The prospect of extra gas coming from the Maui field adds certainty to New Zealand's natural gas supply and could also reduce the need for new transmission lines into Auckland.
Auckland-based energy network company Vector, which now includes the former gas company NGC, is one of two companies with first rights of refusal for new natural gas that the Maui field owner says is now ready.
Confirmation of the extra gas will also provide a welcome breathing space for the energy sector and the Government, with concern growing about future fuel supplies for thermal power stations.
The rapid decline in gas from the Maui field - which is around 4000 petajoules (PJ) in size - has prompted a flurry of exploration, but few successful discoveries. The Pohokura field, which has 750PJ of gas, is set to begin production this year.
Maui's owners, known as the "Maui Partners" - Shell, Todd and European company OMV - last week said more than an additional 200 PJ would now be available from the field - around two years' national demand.

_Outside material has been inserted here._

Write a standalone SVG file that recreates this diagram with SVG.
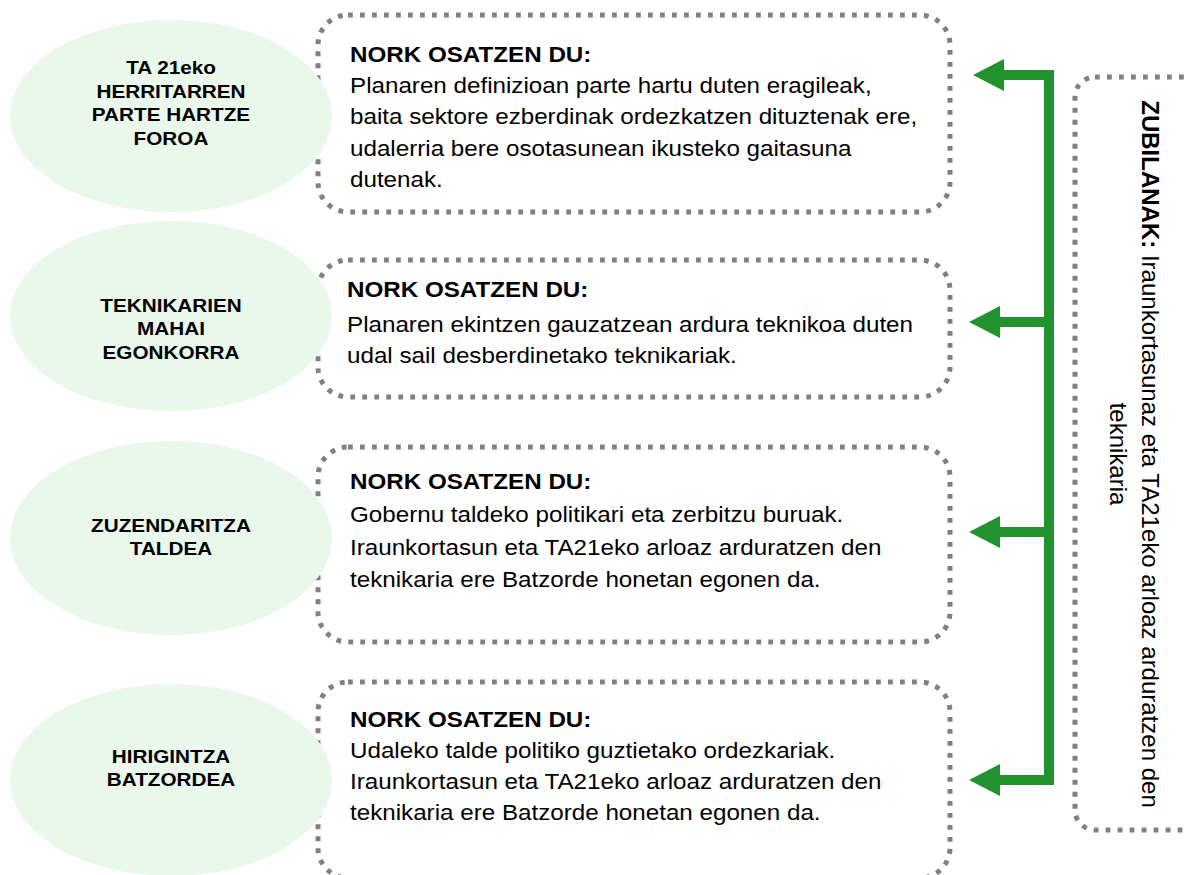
<svg xmlns="http://www.w3.org/2000/svg" width="1187" height="875" viewBox="0 0 1187 875">
<style>
.box{fill:#ffffff;stroke:#808080;stroke-width:5;stroke-dasharray:4.8 7.2}
.ell{fill:#EAF8EC}
.et{font-family:"Liberation Sans",Arial,sans-serif;font-weight:bold;font-size:18.5px;fill:#000;text-anchor:middle}
.bt{font-family:"Liberation Sans",Arial,sans-serif;font-size:22px;fill:#000}
.bh{font-weight:bold}
.conn{stroke:#22922F;stroke-width:10;fill:none}
.zt{font-family:"Liberation Sans",Arial,sans-serif;font-size:24px;fill:#000;text-anchor:middle}
</style>
<defs>
<marker id="ah" markerUnits="userSpaceOnUse" markerWidth="32" markerHeight="34" refX="0" refY="16" orient="auto" viewBox="0 0 32 32">
<path d="M0,0 L31,16 L0,32 Z" fill="#22922F"/>
</marker>
</defs>
<rect width="1187" height="875" fill="#ffffff"/>

<g id="box1">
<rect class="box" x="318" y="15" width="632" height="197" rx="30"/>
<g transform="translate(350,0) scale(1.1,1)">
<text class="bt bh" x="0" y="62">NORK OSATZEN DU:</text>
<text class="bt" x="0" y="93">Planaren definizioan parte hartu duten eragileak,</text>
<text class="bt" x="0" y="124.5">baita sektore ezberdinak ordezkatzen dituztenak ere,</text>
<text class="bt" x="0" y="156">udalerria bere osotasunean ikusteko gaitasuna</text>
<text class="bt" x="0" y="187.5">dutenak.</text>
</g>
</g>

<g id="box2">
<rect class="box" x="318" y="260" width="632" height="137" rx="30"/>
<g transform="translate(347,0) scale(1.1,1)">
<text class="bt bh" x="0" y="297">NORK OSATZEN DU:</text>
<text class="bt" x="0" y="332">Planaren ekintzen gauzatzean ardura teknikoa duten</text>
<text class="bt" x="0" y="363">udal sail desberdinetako teknikariak.</text>
</g>
</g>

<g id="box3">
<rect class="box" x="318" y="447" width="632" height="195" rx="30"/>
<g transform="translate(350,0) scale(1.1,1)">
<text class="bt bh" x="0" y="489">NORK OSATZEN DU:</text>
<text class="bt" x="0" y="522">Gobernu taldeko politikari eta zerbitzu buruak.</text>
<text class="bt" x="0" y="555">Iraunkortasun eta TA21eko arloaz arduratzen den</text>
<text class="bt" x="0" y="587">teknikaria ere Batzorde honetan egonen da.</text>
</g>
</g>

<g id="box4">
<rect class="box" x="318" y="682" width="632" height="196" rx="30"/>
<g transform="translate(350,0) scale(1.1,1)">
<text class="bt bh" x="0" y="727">NORK OSATZEN DU:</text>
<text class="bt" x="0" y="758">Udaleko talde politiko guztietako ordezkariak.</text>
<text class="bt" x="0" y="789">Iraunkortasun eta TA21eko arloaz arduratzen den</text>
<text class="bt" x="0" y="820">teknikaria ere Batzorde honetan egonen da.</text>
</g>
</g>

<g id="ellipse1">
<ellipse class="ell" cx="171" cy="116" rx="161" ry="96"/>
<g transform="translate(171,0) scale(1.12,1)">
<text class="et" x="0" y="74">TA 21eko</text>
<text class="et" x="0" y="98">HERRITARREN</text>
<text class="et" x="0" y="121.5">PARTE HARTZE</text>
<text class="et" x="0" y="145">FOROA</text>
</g>
</g>

<g id="ellipse2">
<ellipse class="ell" cx="171" cy="316" rx="161" ry="95"/>
<g transform="translate(171,0) scale(1.12,1)">
<text class="et" x="0" y="312">TEKNIKARIEN</text>
<text class="et" x="0" y="335.5">MAHAI</text>
<text class="et" x="0" y="359">EGONKORRA</text>
</g>
</g>

<g id="ellipse3">
<ellipse class="ell" cx="171" cy="538" rx="161" ry="97"/>
<g transform="translate(171,0) scale(1.12,1)">
<text class="et" x="0" y="532">ZUZENDARITZA</text>
<text class="et" x="0" y="555">TALDEA</text>
</g>
</g>

<g id="ellipse4">
<ellipse class="ell" cx="171" cy="780" rx="161" ry="96"/>
<g transform="translate(171,0) scale(1.12,1)">
<text class="et" x="0" y="763">HIRIGINTZA</text>
<text class="et" x="0" y="786">BATZORDEA</text>
</g>
</g>

<g id="zubilanak">
<rect class="box" x="1075" y="77" width="140" height="753" rx="20"/>
<text class="zt" transform="translate(1142,454) rotate(90)"><tspan x="0" y="0"><tspan font-weight="bold">ZUBILANAK:</tspan> Iraunkortasunaz eta TA21eko arloaz arduratzen den</tspan><tspan x="0" y="32">teknikaria</tspan></text>
</g>

<g id="connectors">
<path class="conn" d="M1049,70 V785"/>
<path class="conn" d="M1054,75 H1004" marker-end="url(#ah)"/>
<path class="conn" d="M1049,322 H1000" marker-end="url(#ah)"/>
<path class="conn" d="M1049,532 H1000" marker-end="url(#ah)"/>
<path class="conn" d="M1054,780 H1000" marker-end="url(#ah)"/>
</g>
</svg>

Vector gas division chief executive Michael Cummings said it was "great to see the Maui partners continuing their commitment to offshore drilling and pursuing the full development of the Maui field".
His optimism was mirrored by Electricity Commissioner Roy Hemmingway.

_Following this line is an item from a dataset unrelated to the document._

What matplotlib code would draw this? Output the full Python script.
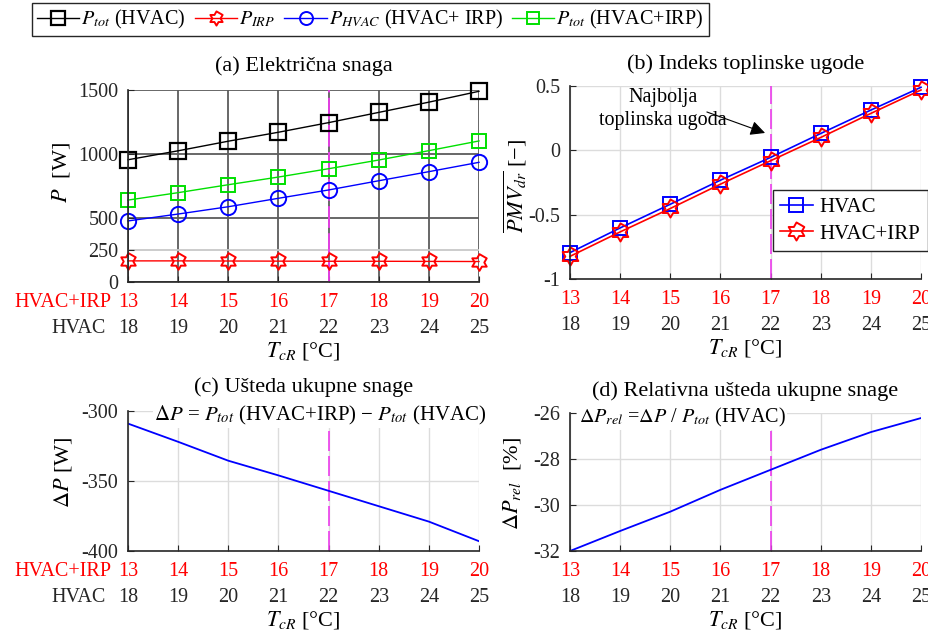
import numpy as np
import matplotlib
matplotlib.use("Agg")
import matplotlib.pyplot as plt
from matplotlib.path import Path

plt.rcParams["font.family"] = ["Liberation Serif", "DejaVu Serif"]
plt.rcParams["mathtext.fontset"] = "stix"
plt.rcParams["axes.unicode_minus"] = False

# data
t_irp = [13, 14, 15, 16, 17, 18, 19, 20]
t_hvac = [18, 19, 20, 21, 22, 23, 24, 25]
p_tot_hvac = [955, 1025, 1100, 1170, 1245, 1325, 1405, 1490]
p_irp = [165, 165, 164, 163, 162, 162, 161, 160]
p_hvac_irp = [477, 531, 588, 654, 719, 791, 862, 935]
p_tot_irp = [640, 698, 760, 820, 885, 953, 1026, 1102]
pmv_hvac = [-0.795, -0.603, -0.419, -0.232, -0.055, 0.131, 0.313, 0.49]
pmv_irp = [-0.824, -0.634, -0.452, -0.263, -0.081, 0.10, 0.287, 0.469]
delta_p = [-309, -322, -335.5, -346, -357, -368, -379, -393]
delta_p_rel = [-32.0, -31.13, -30.29, -29.34, -28.47, -27.6, -26.83, -26.22]
best_t = 17

W, H = 929, 636
TICK_FS = 14.5
MAG = "#ec3cec"

# six pointed star marker
ang = np.deg2rad(90 + 30 * np.arange(12))
rad = np.where(np.arange(12) % 2 == 0, 1.0, 1 / np.sqrt(3))
hexagram = Path(np.column_stack([rad * np.cos(ang), rad * np.sin(ang)]), closed=True)


def px_axes(left, right, top, bottom):
    return fig.add_axes([left / W, 1 - bottom / H, (right - left) / W, (bottom - top) / H])


def style(ax, dark=False):
    for s in ["top", "right"]:
        ax.spines[s].set_visible(False)
    for s in ["left", "bottom"]:
        ax.spines[s].set_color("#262626")
        ax.spines[s].set_linewidth(1.2)
    ax.tick_params(direction="in", length=4, labelsize=TICK_FS, colors="#262626", pad=7)
    ax.set_xlim(13, 20)
    ax.set_xticks(t_irp)
    ax.set_xticklabels([])
    if dark:
        ax.grid(True, color="#5c5c5c", lw=1.3)
    else:
        ax.grid(True, color="#dcdcdc", lw=1.0)
    ax.set_axisbelow(True)


def two_rows(ax, names=True):
    tr = ax.get_xaxis_transform()
    for a, b in zip(t_irp, t_hvac):
        ax.annotate(str(a), xy=(a, 0), xycoords=tr, xytext=(0, -14.5), textcoords="offset points",
                    ha="center", va="center", color="red", fontsize=TICK_FS, annotation_clip=False)
        ax.annotate(str(b), xy=(b - 5, 0), xycoords=tr, xytext=(0, -33.5), textcoords="offset points",
                    ha="center", va="center", color="#262626", fontsize=TICK_FS, annotation_clip=False)
    if names:
        ax.annotate("HVAC+IRP", xy=(0, 0), xycoords="axes fraction", xytext=(-12, -14.5),
                    textcoords="offset points", ha="right", va="center", color="red", fontsize=TICK_FS)
        ax.annotate("HVAC", xy=(0, 0), xycoords="axes fraction", xytext=(-16, -33.5),
                    textcoords="offset points", ha="right", va="center", color="#262626", fontsize=TICK_FS)
    ax.annotate(r"$T_{cR}$ [°C]", xy=(0.5, 0), xycoords="axes fraction", xytext=(0, -50),
                textcoords="offset points", ha="center", va="center", fontsize=16)


fig = plt.figure(figsize=(W / 100, H / 100), dpi=100)

# (a) electrical power
ax = px_axes(128, 479, 90, 282)
style(ax, dark=True)
ax.set_ylim(0, 1500)
ax.set_yticks([0, 250, 500, 1000, 1500])
ax.yaxis.get_gridlines()[1].set_color("#c8c8c8")
ax.axvline(best_t, color=MAG, lw=1.3, dashes=(12, 3), zorder=1.5)
h1, = ax.plot(t_irp, p_tot_hvac, "k-", marker="s", ms=12, mfc="none", mew=1.6, lw=1.0, clip_on=False)
h2, = ax.plot(t_irp, p_irp, color="red", marker=hexagram, ms=12, mfc="none", mew=1.4, lw=1.0, clip_on=False)
h3, = ax.plot(t_irp, p_hvac_irp, color="blue", marker="o", ms=11, mfc="none", mew=1.4, lw=1.0, clip_on=False)
h4, = ax.plot(t_irp, p_tot_irp, color="#00e000", marker="s", ms=10, mfc="none", mew=1.4, lw=1.0, clip_on=False)
ax.set_title("(a) Električna snaga", fontsize=16, pad=14)
ax.text(-0.19, 0.57, r"$P$  [W]", transform=ax.transAxes, rotation=90, ha="center", va="center", fontsize=16)
two_rows(ax)

fig.legend([h1, h2, h3, h4],
           [r"$P_{tot}$ (HVAC)", r"$P_{IRP}$", r"$P_{HVAC}$ (HVAC+ IRP)", r"$P_{tot}$ (HVAC+IRP)"],
           loc="upper left", bbox_to_anchor=(32 / W, 1 - 3 / H), ncol=4, fontsize=14.5,
           frameon=True, fancybox=False, edgecolor="#262626", framealpha=1, markerscale=0.85,
           handlelength=2.1, handletextpad=0.1, columnspacing=0.45, borderpad=0.25, borderaxespad=0)

# (b) thermal comfort index
ax = px_axes(570, 921, 86, 279)
style(ax)
ax.set_ylim(-1, 0.5)
ax.set_yticks([-1, -0.5, 0, 0.5])
ax.set_yticklabels(["-1", "-0.5", "0", "0.5"])
ax.axvline(best_t, color=MAG, lw=1.2, dashes=(12, 3), zorder=1.5)
b1, = ax.plot(t_irp, pmv_hvac, color="blue", marker="s", ms=10, mfc="none", mew=1.4, lw=1.2, clip_on=False)
b2, = ax.plot(t_irp, pmv_irp, color="red", marker=hexagram, ms=13, mfc="none", mew=1.4, lw=1.2, clip_on=False)
ax.set_title("(b) Indeks toplinske ugode", fontsize=16, pad=12)
ax.text(-0.157, 0.48, r"$\overline{PMV_{dr}}$ [−]", transform=ax.transAxes, rotation=90,
        ha="center", va="center", fontsize=16)
ax.text(14.85, 0.32, "Najbolja\ntoplinska ugoda", ha="center", va="center", fontsize=14.5, linespacing=1.25)
ax.annotate("", xy=(16.89, 0.135), xytext=(15.73, 0.298),
            arrowprops=dict(arrowstyle="-|>", color="black", lw=0.8, mutation_scale=22, shrinkA=0, shrinkB=0))
ax.legend([b1, b2], ["HVAC", "HVAC+IRP"], loc="upper left",
          bbox_to_anchor=((773 - 570) / 351, (279 - 190) / 193),
          fontsize=15, frameon=True, fancybox=False, edgecolor="#262626", framealpha=1,
          handlelength=1.55, handletextpad=0.35, borderpad=0.35, labelspacing=0.35, borderaxespad=0)
two_rows(ax, names=False)

# (c) total power saving
ax = px_axes(128, 479, 411, 551)
style(ax)
ax.set_ylim(-400, -300)
ax.set_yticks([-400, -350, -300])
ax.axvline(best_t, color=MAG, lw=1.2, dashes=(12, 3), zorder=1.5)
ax.plot(t_irp, delta_p, color="blue", lw=1.3)
ax.set_title("(c) Ušteda ukupne snage", fontsize=16, pad=14)
ax.text(0.548, 0.97, r"$\Delta P$ = $P_{tot}$ (HVAC+IRP) − $P_{tot}$ (HVAC)", transform=ax.transAxes,
        ha="center", va="center", fontsize=15, bbox=dict(fc="white", ec="none", pad=1), zorder=5)
ax.text(-0.185, 0.56, r"$\Delta P$ [W]", transform=ax.transAxes, rotation=90, ha="center", va="center", fontsize=16)
two_rows(ax)

# (d) relative power saving
ax = px_axes(570, 921, 413, 551)
style(ax)
ax.set_ylim(-32, -26)
ax.set_yticks([-32, -30, -28, -26])
ax.axvline(best_t, color=MAG, lw=1.2, dashes=(12, 3), zorder=1.5)
ax.plot(t_irp, delta_p_rel, color="blue", lw=1.3)
ax.set_title("(d) Relativna ušteda ukupne snage", fontsize=16, pad=12)
ax.text(0.025, 0.97, r"$\Delta P_{rel}$ =$\Delta P$ / $P_{tot}$ (HVAC)", transform=ax.transAxes,
        ha="left", va="center", fontsize=14.5, bbox=dict(fc="white", ec="none", pad=1), zorder=5)
ax.text(-0.165, 0.49, r"$\Delta P_{rel}$  [%]", transform=ax.transAxes, rotation=90, ha="center", va="center", fontsize=16)
two_rows(ax, names=False)

fig.savefig("out.png", dpi=100)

"It's a piece of good news in a landscape of not particularly good news lately, with respect to fuel supply," he said. "I hope it's just the beginning."

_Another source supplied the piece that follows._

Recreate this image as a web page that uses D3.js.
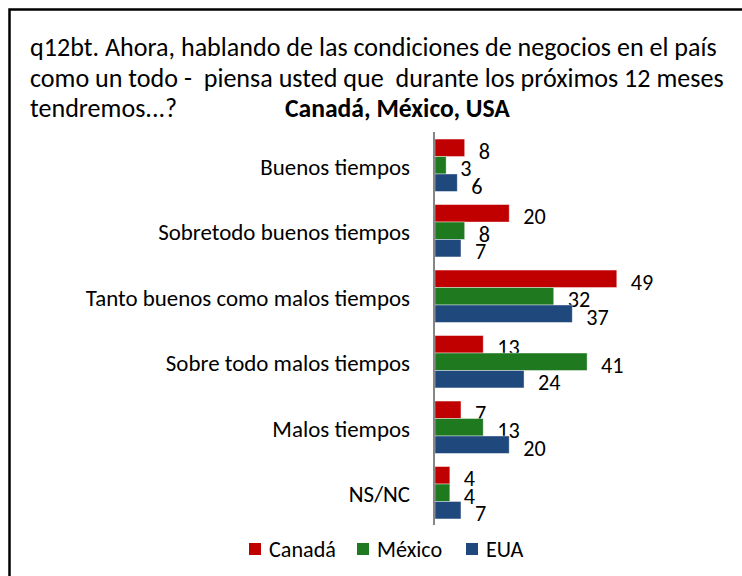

The commission did not plan new electricity generation, he said - this was left to the individual power companies - but its job of approving new transmission could be affected by more gas.
More gas-fired power generation could then be built, which also meant new power stations closer to demand, meaning less of a need to build transmission links to Auckland.
Mike Patrick, executive officer of the Petroleum Exploration and Production Association, said the price that oil and gas could be sold for was crucial in determining the size of a field like Maui.
Patrick said there was a general feeling that there was one, maybe two drilling seasons left to make a major gas discovery before LNG imports would be needed. Gas shortfalls were expected by some in 2009/2010.
But the price of gas had more than tripled in recent years.
"As the price goes up and the technology gets better we've got more gas there now that its economically recoverable than we had two years ago."
Taranaki's Kapuni field, despite being pumped for the past 30 years, had grown in size throughout its life. "It's actually getting bigger, because it's becoming more economic to pump more and more out of it,"said Patrick.
Shell spokeswoman Jackie Maitland said a decline in the amount of gas taken from the field in the past few years and two new production wells had meant extra gas had become available from Maui.
Greg Main, analyst at Forsyth Barr, said the Maui partners had an incentive not to destroy the market for the gas about to flow from their Pohokura field.
Pohokura gas is due to start flowing into the market later this year.
It was good news for Contact that the gas had become available before it had made a commitment to build an LNG terminal, or signed any long-term supply contracts for LNG. The issue of long-term gas supply was still not settled, but the additional Maui gas could give Contact some extra breathing room before an LNG commitment was needed.
State-owned Genesis Energy is the other major gas-burning power generator in New Zealand, but does not have the same rights to new Maui gas as Contact does.